His friends and faculty remembered Simon as a creative thinker, an avid writer and a genuine friend, even after he left Kenyon in the fall of 2016. Royal Rhodes, Donald L. Rogan professor of religious studies, was Simon’s advisor. He said their conversations centered primarily on Simon’s interests outside of class. Simon enjoyed literature, poetry and film and participated in the making of a few films — both acting and behind-the-camera work.
Rhodes described Simon’s interest in the controversial (and now defunct) Walter E. Fernald State School in Waltham, Mass. When the school still operated, it functioned less as a school and more as an asylum or hospital. Experiments involving the U.S. government and cereal manufacturers were performed upon the individuals there, all of whom had physical or intellectual disabilities. Rhodes said Simon had gone to the campus, where most of the buildings are now derelict, and collected “things for [a] kind of collage that would get at an issue about corporate memory.”
“He saw this as a way of retrieving things that would be forgotten or discarded,” Rhodes said. “And I think that spoke — for me — to his character, that he was interested in people and people’s lives and what is often overlooked in society because people are marginalized.”
Rhodes added that Simon had been accepted to the Gallatin School of Individualized Study at New York University, where he would have attended this fall. He was hoping to pursue the more multidisciplinary work he became interested in during his gap year that began in the fall of 2016. Peter Ferraro ’19, a friend of Simon’s, said Simon left Kenyon because he felt he wasn’t accomplishing what he wanted.

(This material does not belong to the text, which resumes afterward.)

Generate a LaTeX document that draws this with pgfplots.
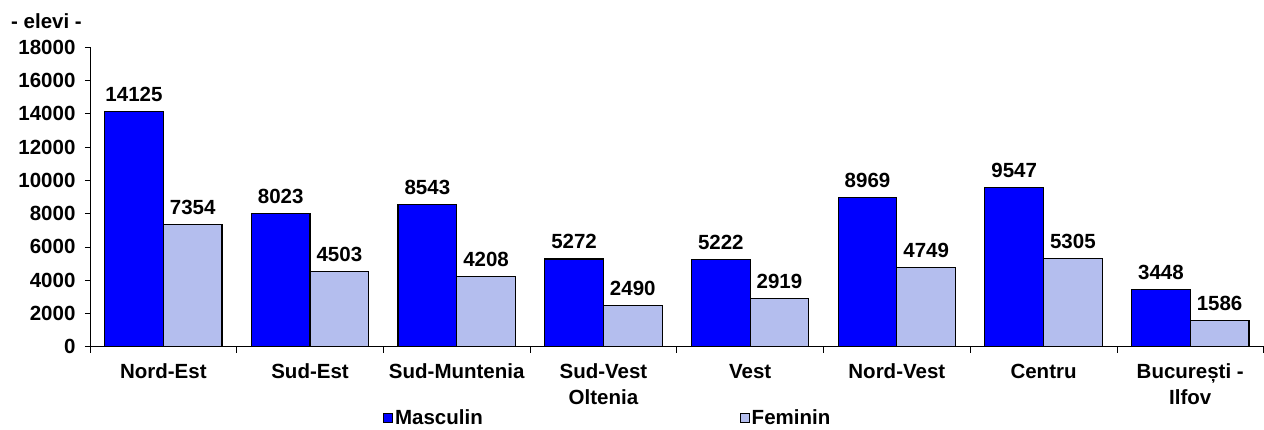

“He always had something in store,” Ferraro said. “He was always working on an interesting project.”
Simon was also devoted to writing. In the spring of 2016, Caroline Sarkozi ’18 took Introduction to Fiction Writing with Simon. She described his work as being good and satirical. Ferraro added Simon was a talented writer who loved creative writing classes but disliked the rigidity of some of them.

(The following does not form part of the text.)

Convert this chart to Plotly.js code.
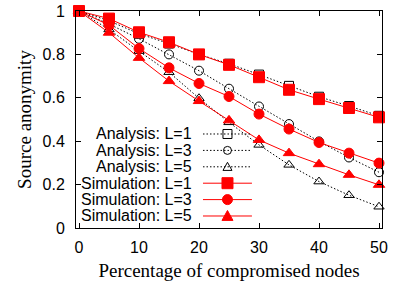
<!DOCTYPE html>
<html>
<head>
<meta charset="utf-8">
<script src="https://cdn.plot.ly/plotly-3.0.1.min.js"></script>
<style>html,body{margin:0;padding:0;background:#fff;}#chart{width:395px;height:288px;}</style>
</head>
<body>
<div id="chart"></div>
<script>
// Data
var compromised = [0, 5, 10, 15, 20, 25, 30, 35, 40, 45, 50];
var analysisL1 = [1, 0.955, 0.895, 0.85, 0.80, 0.757, 0.707, 0.655, 0.605, 0.562, 0.517];
var analysisL3 = [1, 0.94, 0.872, 0.80, 0.725, 0.642, 0.56, 0.479, 0.399, 0.325, 0.257];
var analysisL5 = [1, 0.915, 0.815, 0.718, 0.598, 0.487, 0.383, 0.291, 0.214, 0.151, 0.098];
var simulationL1 = [1, 0.965, 0.902, 0.856, 0.80, 0.752, 0.695, 0.637, 0.594, 0.553, 0.51];
var simulationL3 = [1, 0.935, 0.827, 0.738, 0.666, 0.606, 0.525, 0.456, 0.394, 0.345, 0.299];
var simulationL5 = [1, 0.90, 0.784, 0.677, 0.585, 0.496, 0.406, 0.345, 0.294, 0.245, 0.199];
var seriesNames = ["Analysis: L=1", "Analysis: L=3", "Analysis: L=5",
                   "Simulation: L=1", "Simulation: L=3", "Simulation: L=5"];
var xTitle = "Percentage of compromised nodes";
var yTitle = "Source anonymity";

var RED = "rgb(255,0,0)";
var DOTS = "1.5px,2px";
var series = [
  {y: analysisL1, sym: "square-open", size: 9, color: "black", dash: DOTS, kind: "rect", open: true},
  {y: analysisL3, sym: "circle-open", size: 9, color: "black", dash: DOTS, kind: "circle", open: true},
  {y: analysisL5, sym: "triangle-up-open", size: 9, color: "black", dash: DOTS, kind: "tri", open: true},
  {y: simulationL1, sym: "square", size: 11, color: RED, dash: "solid", kind: "rect", open: false},
  {y: simulationL3, sym: "circle", size: 10, color: RED, dash: "solid", kind: "circle", open: false},
  {y: simulationL5, sym: "triangle-up", size: 10, color: RED, dash: "solid", kind: "tri", open: false}
];

var traces = series.map(function (s, i) {
  return {
    x: compromised, y: s.y, name: seriesNames[i], type: "scatter", mode: "lines+markers",
    line: {color: s.color, width: 1, dash: s.dash},
    marker: {symbol: s.sym, size: s.size, color: s.color, line: {color: s.color, width: 1}},
    cliponaxis: false, showlegend: false
  };
});

// manual gnuplot-style key: text on the left, sample on the right
var keyTextX = 0.382, keyLineX0 = 0.415, keyLineX1 = 0.575, keyMarkX = 0.495;
var keyRows = [0.4332, 0.3576, 0.2820, 0.2065, 0.1309, 0.0553];
var annotations = [], shapes = [];
series.forEach(function (s, i) {
  var yr = keyRows[i];
  annotations.push({xref: "paper", yref: "paper", x: keyTextX, y: yr, xanchor: "right", yanchor: "middle",
    text: seriesNames[i], showarrow: false, borderpad: 0,
    font: {family: "Liberation Sans, Arial, sans-serif", size: 16, color: "black"}});
  shapes.push({type: "line", xref: "paper", yref: "paper", x0: keyLineX0, x1: keyLineX1, y0: yr, y1: yr,
    line: {color: s.color, width: 1, dash: s.dash}, layer: "above"});
  var fill = s.open ? "rgba(0,0,0,0)" : s.color;
  var r = s.open ? 4.5 : 5.5;
  var base = {xref: "paper", yref: "paper", xsizemode: "pixel", ysizemode: "pixel", xanchor: keyMarkX, yanchor: yr,
    fillcolor: fill, line: {color: s.color, width: 1}, layer: "above"};
  if (s.kind === "rect") {
    shapes.push(Object.assign({type: "rect", x0: -r, x1: r, y0: -r, y1: r}, base));
  } else if (s.kind === "circle") {
    shapes.push(Object.assign({type: "circle", x0: -r + 0.5, x1: r - 0.5, y0: -r + 0.5, y1: r - 0.5}, base));
  } else {
    shapes.push(Object.assign({type: "path", path: "M" + (-r) + "," + (-r * 0.8) + " L" + r + "," + (-r * 0.8) + " L0," + r + " Z"}, base));
  }
});

var axisCommon = {
  showline: true, linecolor: "black", linewidth: 1, mirror: "ticks",
  ticks: "inside", ticklen: 5, tickwidth: 1, tickcolor: "black",
  showgrid: false, zeroline: false,
  tickfont: {family: "Liberation Sans, Arial, sans-serif", size: 16, color: "black"}
};

var layout = {
  width: 395, height: 288,
  margin: {l: 76, r: 13, t: 11, b: 60},
  paper_bgcolor: "white", plot_bgcolor: "white",
  showlegend: false,
  xaxis: Object.assign({}, axisCommon, {
    range: [-0.5, 50.5], tickvals: [0, 10, 20, 30, 40, 50], ticklabelstandoff: 5,
    title: {text: xTitle, font: {family: "Liberation Serif, Times New Roman, serif", size: 19, color: "black"}, standoff: 8}
  }),
  yaxis: Object.assign({}, axisCommon, {
    range: [0, 1], tickvals: [0, 0.2, 0.4, 0.6, 0.8, 1], ticklabelstandoff: 7,
    title: {text: yTitle, font: {family: "Liberation Serif, Times New Roman, serif", size: 19, color: "black"}, standoff: 5}
  }),
  annotations: annotations,
  shapes: shapes
};

Plotly.newPlot("chart", traces, layout, {displayModeBar: false, staticPlot: true});
</script>
</body>
</html>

Ferraro got to know Simon when the pair drove together from Kenyon to Massachusetts (where they are both from) at the end of their freshman year. Ferraro learned a great deal about Simon during that 12-hour drive, such as the fact that Simon had an interesting taste in music and was “a really genuine person,” one who could say what he thought but was never rude about it.
“The best advice he gave me was you shouldn’t be afraid of who you want to be,” Ferraro said. “You should just follow what you want to do.”